Cependant Pierre Lardet afin de développer son entreprise, s’associe avec Albert Viallat ,un riche hôtelier qui possède entre autres les aspirateurs Electrolux, les moteurs Staub, les fours La Cornue et les savons Cadum. Ainsi le 1er Décembre 1921 une société anonyme est constituée, dotée d’un capital de deux millions de francs, divisés en quatre mille actions de cinq cent francs. Pierre Lardet est le président du conseil d’administration car il possède le plus d’actions.

   

    Cependant Viallat va prendre de plus en plus d’importance dans la société jusqu’à en devenir l’homme le plus influent. C’est grâce à lui que Banania va développer son réseau de distribution (Cahen un ami de Viallat est le directeur de «Planteur de caïfa» la plus puissante organisation de distribution et de vente de l’époque.) En 1927 Viallat organise une assemblée  générale décide de créer 10 000 nouvelles actions et c’est lui qui en est le principal souscripteur. La même année, Viallat appelle à ses côtés son neveu Albert Lespinasses, qui grâce à sa jeunesse et son ambition va permettre à Banania un énorme essor. En 10 ans, le capital de la société passe de deux à cinq millions de francs et  Banania a acquis une grand popularité auprès des français!


    On peut donc dire que l’entreprise s’est bien adaptée à la période d’entre guerre tout comme Nestlé, Viandox ou encore Mont Blanc. Même pour l’ouvrier, qui consacre soixante pour cent de son salaire à son alimentation, Banania n’est pas un luxe. Banania touche toutes les classes sociales et tout âge. Mais durant cette période, Banania connaît une rude concurrence avec entre autre le cacao sucré Saveret, le chocolat Menier, le cacao Kwalta, Nescao de Nestlé ...

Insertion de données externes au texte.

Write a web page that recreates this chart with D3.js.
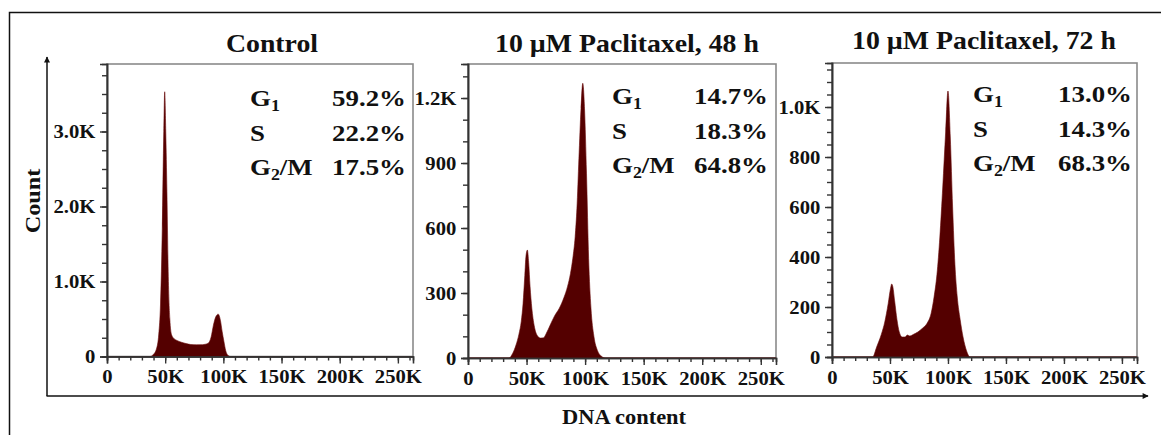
<!DOCTYPE html>
<html><head><meta charset="utf-8">
<script src="https://cdn.jsdelivr.net/npm/d3@7"></script>
<style>body{margin:0;background:#fff}svg{display:block}text{font-family:"Liberation Serif","Times New Roman",serif;font-weight:bold;fill:#111}</style>
</head><body><svg id="c" width="1161" height="435"></svg>
<script>
// ---- data ----
const titles = ["Control", "10 \u00B5M Paclitaxel, 48 h", "10 \u00B5M Paclitaxel, 72 h"];
const phaseLabels = ["G1", "S", "G2/M"];
const controlPct = ["59.2%", "22.2%", "17.5%"];
const p48Pct = ["14.7%", "18.3%", "64.8%"];
const p72Pct = ["13.0%", "14.3%", "68.3%"];
const xTicks = [0, 50000, 100000, 150000, 200000, 250000];
const xTickLabels = ["0", "50K", "100K", "150K", "200K", "250K"];
const controlYTicks = [0, 1000, 2000, 3000];
const controlYLabels = ["0", "1.0K", "2.0K", "3.0K"];
const p48YTicks = [0, 300, 600, 900, 1200];
const p48YLabels = ["0", "300", "600", "900", "1.2K"];
const p72YTicks = [0, 200, 400, 600, 800, 1000];
const p72YLabels = ["0", "200", "400", "600", "800", "1.0K"];
// histogram: DNA content (K) and counts
const controlX = [0, 37, 40, 42.5, 44.5, 46, 47.5, 48.8, 49.6, 50.5, 51.5, 52.5, 54, 55.5, 57.5, 60, 64, 68, 72, 77, 82, 87, 89.5, 91.5, 93.5, 95.6, 97.5, 99, 100.5, 102, 104, 106, 263];
const controlY = [0, 0, 30, 100, 300, 700, 1700, 3000, 3530, 3000, 2200, 1200, 500, 290, 240, 215, 190, 172, 160, 156, 158, 178, 260, 420, 530, 565, 480, 330, 200, 80, 15, 0, 0];
const p48X = [0, 35, 38, 41, 43.5, 45.5, 47, 48.5, 49.5, 50.7, 51.8, 53, 54.5, 56.5, 59, 62, 64.5, 67, 70, 74, 78, 82, 85, 87.5, 89.5, 91.5, 93, 94.7, 96.5, 98, 99.5, 101.2, 103, 105, 107.5, 110.5, 114, 117, 263];
const p48Y = [0, 0, 20, 60, 110, 170, 250, 380, 470, 498, 440, 330, 230, 150, 105, 92, 93, 115, 150, 195, 230, 280, 330, 390, 460, 560, 690, 920, 1150, 1268, 1150, 850, 460, 230, 100, 35, 8, 0, 0];
const p72X = [0, 35, 38.5, 42.5, 45.5, 48.5, 50.5, 51.5, 52.5, 54, 56, 58, 60.5, 63, 65, 67, 70, 74, 78, 82, 85.5, 88, 90.5, 93, 95.5, 98, 100, 102, 104, 106, 108, 110.5, 113, 116, 119, 263];
const p72Y = [0, 0, 40, 90, 140, 215, 275, 292, 280, 225, 150, 100, 80, 80, 88, 84, 90, 100, 115, 135, 175, 240, 330, 480, 680, 900, 1064, 880, 600, 370, 240, 150, 80, 25, 0, 0];

const panels = [
  {title: titles[0], pct: controlPct, hx: controlX, hy: controlY, yt: controlYTicks, yl: controlYLabels, minor: 250, ymax: 3900,
   L: 107, R: 413, T: 64, B: 356.5, tx: 272, ty: 52, ax: 250, vx: 406, ay: 106},
  {title: titles[1], pct: p48Pct, hx: p48X, hy: p48Y, yt: p48YTicks, yl: p48YLabels, minor: 100, ymax: 1357,
   L: 468, R: 776, T: 64, B: 358, tx: 627, ty: 52, ax: 612, vx: 768, ay: 104},
  {title: titles[2], pct: p72Pct, hx: p72X, hy: p72Y, yt: p72YTicks, yl: p72YLabels, minor: 50, ymax: 1176,
   L: 832, R: 1137, T: 63, B: 357, tx: 984, ty: 49, ax: 973, vx: 1132, ay: 102}
];

const svg = d3.select("#c");
function stext(x, y, size, sx, anchor) {
  return svg.append("text").attr("transform", `translate(${x},${y}) scale(${sx},1)`)
    .attr("font-size", size).attr("text-anchor", anchor || "start");
}
// outer frame (top & left)
svg.append("path").attr("d", "M9.5,436 V12.5 H1162").attr("fill", "none").attr("stroke", "#111").attr("stroke-width", 1.5);

// arrows
const defs = svg.append("defs");
defs.append("marker").attr("id", "ah").attr("viewBox", "0 0 10 10").attr("refX", 9).attr("refY", 5)
  .attr("markerWidth", 8).attr("markerHeight", 6).attr("orient", "auto-start-reverse").attr("markerUnits", "userSpaceOnUse")
  .append("path").attr("d", "M0,0 L10,5 L0,10 z").attr("fill", "#111");
svg.append("line").attr("x1", 47).attr("y1", 396).attr("x2", 47).attr("y2", 57).attr("stroke", "#111").attr("stroke-width", 1.5).attr("marker-end", "url(#ah)");
svg.append("line").attr("x1", 46.5).attr("y1", 396).attr("x2", 1148).attr("y2", 396).attr("stroke", "#111").attr("stroke-width", 1.5).attr("marker-end", "url(#ah)");

svg.append("text").attr("transform", "translate(40,201) rotate(-90) scale(1.1,1)").attr("text-anchor", "middle").attr("font-size", 22).text("Count");
stext(624, 424, 21, 1.07, "middle").text("DNA content");

panels.forEach(p => {
  const x = d3.scaleLinear().domain([0, 263000]).range([p.L, p.R]);
  const y = d3.scaleLinear().domain([0, p.ymax]).range([p.B, p.T]);
  const g = svg.append("g");
  g.append("rect").attr("x", p.L).attr("y", p.T).attr("width", p.R - p.L).attr("height", p.B - p.T)
    .attr("fill", "none").attr("stroke", "#8a8a8a").attr("stroke-width", 1.6);
  const area = d3.area().x((d, i) => x(p.hx[i] * 1000)).y0(y(0)).y1((d, i) => y(d)).curve(d3.curveMonotoneX);
  g.append("path").datum(p.hy).attr("d", area).attr("fill", "#540000").attr("stroke", "#680808").attr("stroke-width", 0.6);

  // minor ticks
  const yMinor = d3.range(0, p.ymax + 1, p.minor);
  g.append("g").attr("transform", `translate(${p.L},0)`)
    .call(d3.axisLeft(y).tickValues(yMinor).tickSize(5).tickFormat(""));
  g.append("g").attr("transform", `translate(${p.L},0)`)
    .call(d3.axisLeft(y).tickValues(p.yt).tickSize(7).tickPadding(4).tickFormat((d, i) => p.yl[i]));
  const xMinor = d3.range(0, 263000, 10000);
  g.append("g").attr("transform", `translate(0,${p.B})`)
    .call(d3.axisBottom(x).tickValues(xMinor).tickSize(4).tickFormat(""));
  g.append("g").attr("transform", `translate(0,${p.B})`)
    .call(d3.axisBottom(x).tickValues(xTicks).tickSize(7).tickPadding(6).tickFormat((d, i) => xTickLabels[i]));
  g.selectAll(".domain").attr("stroke", "#333").attr("stroke-width", 1.6);
  g.selectAll(".tick line").attr("stroke", "#333").attr("stroke-width", 1.4);
  g.selectAll(".tick text").attr("font-family", '"Liberation Serif","Times New Roman",serif')
    .attr("font-weight", "bold").attr("font-size", 19.5).attr("fill", "#111").attr("transform", "scale(1.06,1)");

  stext(p.tx, p.ty, 26, 1.07, "middle").text(p.title);

  [0, 1, 2].forEach(i => {
    const yy = p.ay + i * 34.5;
    const t = stext(p.ax, yy, 24, 1.12);
    if (i === 0) {
      t.append("tspan").text("G");
      t.append("tspan").attr("font-size", 16).attr("dy", 5).text("1");
    } else if (i === 1) {
      t.text("S");
    } else {
      t.append("tspan").text("G");
      t.append("tspan").attr("font-size", 16).attr("dy", 5).text("2");
      t.append("tspan").attr("dy", -5).text("/M");
    }
    stext(p.vx, yy, 24, 1.12, "end").text(p.pct[i]);
  });
});
</script></body></html>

    Néanmoins, lorsqu’en 1931 la Françe subit la crise économique avec la fermeture de cent dix-huit banques et que de nombreuses entreprises font faillites, Banania se porte à merveille. On exporte même Banania dans toute l’Europe, en Espagne, en Italie, en Belgique, en Pologne, et même en Tchécoslovaquie. Certes, pendant la guerre, Banania connaît des passes difficiles, l’usine ferme quelques jours suite à un bombardement mais elle ouvre à nouveau peu de temps après afin de continuer à approvisionner les français. Toutefois, la composition du breuvage est modifiée faute de matières premières.









                                                                                       




    En 1939 Banania bénéficie de tickets de rationnement, donnant droit à 250 grammes de poudre chocolatée, ainsi sa notoriété se trouve fortement accrue. La production augmente de plus d’un tiers pendant la guerre et la société sort finalement gagnante de la seconde guerre mondiale.


    Mais au sortir de la Guerre, les français oublient leur colonie, il y a 1 million de sans abris et une balance commerciale déficitaire. Banania est alors peu présente pendant cette période. Ce n’est qu’en 1949 que la situation se rétablie, Banania fait alors son retour et affirme avoir retrouvé la qualité d’avant guerre, les publicités annoncent que «BANANIA redevient BA-NA-NIA». En France à cette époque la moyenne d’enfants par couple est de 2.45, c’est le baby-boom. Notre entreprise adapte donc ses stratégies à cette situation en se voulant plus jeune et surtout plus amusante. C’est l’apparition des beaux découpages Banania donnés avec les boîtes métalliques d’un kilogramme ou échangeable contre des points collectionnés derrière les petites boîtes. En 1954, la production de Banania a triplé par rapport à la production d’avant guerre.

 


2) La question du racisme et les difficultés rencontrées :

    Avec la décolonisation, Banania voit son image se dégrader et rencontre de nombreuses difficultés.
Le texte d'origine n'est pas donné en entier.